A.Y. Usenko, W.N. Carr and B. Chen
Silicon Wafer Technologies, US

Keywords: silicon-on-insulator, nonstoichiometric silicon nitride

The process for manufacturing of silicon-on-insulator wafers having an ultrathin top single crystalline silicon layer and thermally conductive buried insulator layer is described. This is a layer transfer type process. The process consists of the following steps: (1) implantation of noble gas ions into a donor wafer. A layer of nanobubbles is formed in silicon. The nanobubble layer will further serve to trap hydrogen. A projection range of the implanted ions defines a thickness of silicon layer to be transferred in a nanoscale range. (2) processing of the implanted wafer in hydrogen plasma. Hydrogen diffuses into silicon and form hydrogen platelets.

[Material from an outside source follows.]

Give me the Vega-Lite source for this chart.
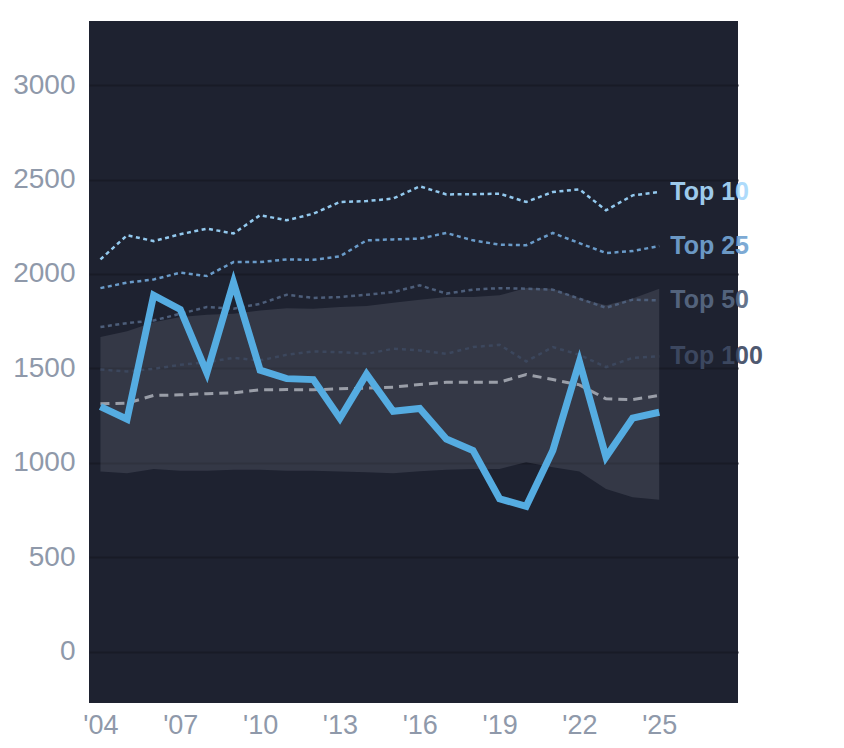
{
  "$schema": "https://vega.github.io/schema/vega-lite/v6.json",
  "width": 649,
  "height": 682,
  "autosize": {"type": "none"},
  "padding": {"left": 89, "top": 21, "right": 106, "bottom": 45},
  "background": "#ffffff",
  "config": {
    "view": {"fill": "#1e2230", "stroke": null},
    "font": "Liberation Sans"
  },
  "datasets": {
    "years": [
      {"year": 2004, "main": 1298, "med": 1313, "lo": 954, "hi": 1666, "t10": 2077, "t25": 1925, "t50": 1719, "t100": 1494},
      {"year": 2005, "main": 1231, "med": 1316, "lo": 945, "hi": 1697, "t10": 2205, "t25": 1954, "t50": 1740, "t100": 1484},
      {"year": 2006, "main": 1887, "med": 1357, "lo": 968, "hi": 1745, "t10": 2174, "t25": 1971, "t50": 1754, "t100": 1498},
      {"year": 2007, "main": 1812, "med": 1360, "lo": 959, "hi": 1772, "t10": 2210, "t25": 2007, "t50": 1789, "t100": 1519},
      {"year": 2008, "main": 1477, "med": 1366, "lo": 959, "hi": 1784, "t10": 2240, "t25": 1989, "t50": 1825, "t100": 1533},
      {"year": 2009, "main": 1955, "med": 1371, "lo": 963, "hi": 1789, "t10": 2214, "t25": 2063, "t50": 1816, "t100": 1556},
      {"year": 2010, "main": 1491, "med": 1387, "lo": 963, "hi": 1807, "t10": 2311, "t25": 2063, "t50": 1842, "t100": 1542},
      {"year": 2011, "main": 1446, "med": 1388, "lo": 959, "hi": 1819, "t10": 2284, "t25": 2077, "t50": 1890, "t100": 1572},
      {"year": 2012, "main": 1441, "med": 1387, "lo": 958, "hi": 1816, "t10": 2319, "t25": 2075, "t50": 1873, "t100": 1590},
      {"year": 2013, "main": 1236, "med": 1392, "lo": 954, "hi": 1825, "t10": 2381, "t25": 2093, "t50": 1878, "t100": 1586},
      {"year": 2014, "main": 1470, "med": 1396, "lo": 950, "hi": 1830, "t10": 2386, "t25": 2178, "t50": 1890, "t100": 1577},
      {"year": 2015, "main": 1273, "med": 1401, "lo": 945, "hi": 1848, "t10": 2399, "t25": 2183, "t50": 1904, "t100": 1604},
      {"year": 2016, "main": 1288, "med": 1415, "lo": 956, "hi": 1864, "t10": 2464, "t25": 2187, "t50": 1940, "t100": 1595},
      {"year": 2017, "main": 1126, "med": 1427, "lo": 964, "hi": 1878, "t10": 2421, "t25": 2217, "t50": 1896, "t100": 1577},
      {"year": 2018, "main": 1066, "med": 1427, "lo": 968, "hi": 1878, "t10": 2422, "t25": 2178, "t50": 1917, "t100": 1613},
      {"year": 2019, "main": 810, "med": 1427, "lo": 968, "hi": 1887, "t10": 2425, "t25": 2155, "t50": 1925, "t100": 1625},
      {"year": 2020, "main": 770, "med": 1468, "lo": 1003, "hi": 1926, "t10": 2381, "t25": 2152, "t50": 1922, "t100": 1537},
      {"year": 2021, "main": 1065, "med": 1441, "lo": 977, "hi": 1922, "t10": 2434, "t25": 2217, "t50": 1917, "t100": 1613},
      {"year": 2022, "main": 1536, "med": 1413, "lo": 954, "hi": 1872, "t10": 2448, "t25": 2163, "t50": 1869, "t100": 1572},
      {"year": 2023, "main": 1031, "med": 1339, "lo": 862, "hi": 1834, "t10": 2337, "t25": 2111, "t50": 1821, "t100": 1507},
      {"year": 2024, "main": 1237, "med": 1335, "lo": 818, "hi": 1870, "t10": 2416, "t25": 2121, "t50": 1864, "t100": 1556},
      {"year": 2025, "main": 1268, "med": 1357, "lo": 805, "hi": 1922, "t10": 2434, "t25": 2148, "t50": 1860, "t100": 1565}
    ],
    "labels": [
      {"year": 2025, "value": 2434, "label": "Top 10"},
      {"year": 2025, "value": 2148, "label": "Top 25"},
      {"year": 2025, "value": 1860, "label": "Top 50"},
      {"year": 2025, "value": 1565, "label": "Top 100"}
    ]
  },
  "data": {"name": "years"},
  "encoding": {
    "x": {
      "field": "year",
      "type": "quantitative",
      "scale": {"domain": [2003.57, 2027.96], "nice": false, "zero": false},
      "axis": {
        "title": null,
        "values": [2004, 2007, 2010, 2013, 2016, 2019, 2022, 2025],
        "labelExpr": "\"'\" + format(datum.value % 100, '02d')",
        "grid": false,
        "ticks": false,
        "domain": false,
        "labelFontSize": 27,
        "labelColor": "#8f99aa",
        "labelPadding": 9
      }
    }
  },
  "layer": [
    {
      "mark": {"type": "area", "color": "#8a90a0", "opacity": 0.2},
      "encoding": {
        "y": {
          "field": "lo",
          "type": "quantitative",
          "scale": {"domain": [-271, 3339], "nice": false, "zero": false},
          "axis": {
            "title": null,
            "values": [0, 500, 1000, 1500, 2000, 2500, 3000],
            "format": "d",
            "grid": true,
            "gridColor": "#181b26",
            "gridWidth": 2,
            "ticks": false,
            "domain": false,
            "labelFontSize": 28,
            "labelColor": "#8f99aa",
            "labelPadding": 14
          }
        },
        "y2": {"field": "hi"}
      }
    },
    {
      "mark": {"type": "line", "color": "#3c475d", "strokeWidth": 2.5, "strokeDash": [4, 4]},
      "encoding": {"y": {"field": "t100", "type": "quantitative"}}
    },
    {
      "mark": {"type": "line", "color": "#4d5e7a", "strokeWidth": 2.5, "strokeDash": [4, 3.5]},
      "encoding": {"y": {"field": "t50", "type": "quantitative"}}
    },
    {
      "mark": {"type": "line", "color": "#6a9bc9", "strokeWidth": 2.5, "strokeDash": [4, 3.5]},
      "encoding": {"y": {"field": "t25", "type": "quantitative"}}
    },
    {
      "mark": {"type": "line", "color": "#93c9ee", "strokeWidth": 2.5, "strokeDash": [4, 3.5]},
      "encoding": {"y": {"field": "t10", "type": "quantitative"}}
    },
    {
      "mark": {"type": "line", "color": "#9a9ea8", "strokeWidth": 3, "strokeDash": [9, 6]},
      "encoding": {"y": {"field": "med", "type": "quantitative"}}
    },
    {
      "mark": {"type": "line", "color": "#55ace1", "strokeWidth": 7},
      "encoding": {"y": {"field": "main", "type": "quantitative"}}
    },
    {
      "data": {"name": "labels"},
      "mark": {"type": "text", "align": "left", "baseline": "middle", "dx": 11, "fontSize": 25, "fontWeight": "bold", "opacity": 0.92},
      "encoding": {
        "y": {"field": "value", "type": "quantitative"},
        "text": {"field": "label"},
        "color": {
          "field": "label",
          "type": "nominal",
          "scale": {"domain": ["Top 10", "Top 25", "Top 50", "Top 100"], "range": ["#a8d9fb", "#72a3d1", "#586983", "#3f4b64"]},
          "legend": null
        }
      }
    }
  ]
}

The nanobubbles serve as nuclei for the platelets. (3) deposition of SiN:H layer on a surface of the donor wafer. The nitride is deposited by PECVD at low temperature to exclude outdiffusion of hydrogen from the platelets. The SiN:H is an additional source of hydrogen for building the platelet layer, and also a diffusion barrier to prevent premature hydrogen losses from the platelet layer. (4) polishing of a surface of the deposited nitride to make the surface bondable. (5) bonding of the donor wafer to a handle wafer. The surfaces are activated for bonding due to hydramine groups N-H adsorbed on the mating surfaces. (6) cleavage of the donor wafer along the hydrogen rich layer, postbonding, and SOI wafer finishing. The final SOI wafer has a very thin top silicon layer, and thermally conductive buried insulator layer. An interface between silicon and buried insulator has low interface state density. The final SOI is a promising initial substrate for future generations of chips.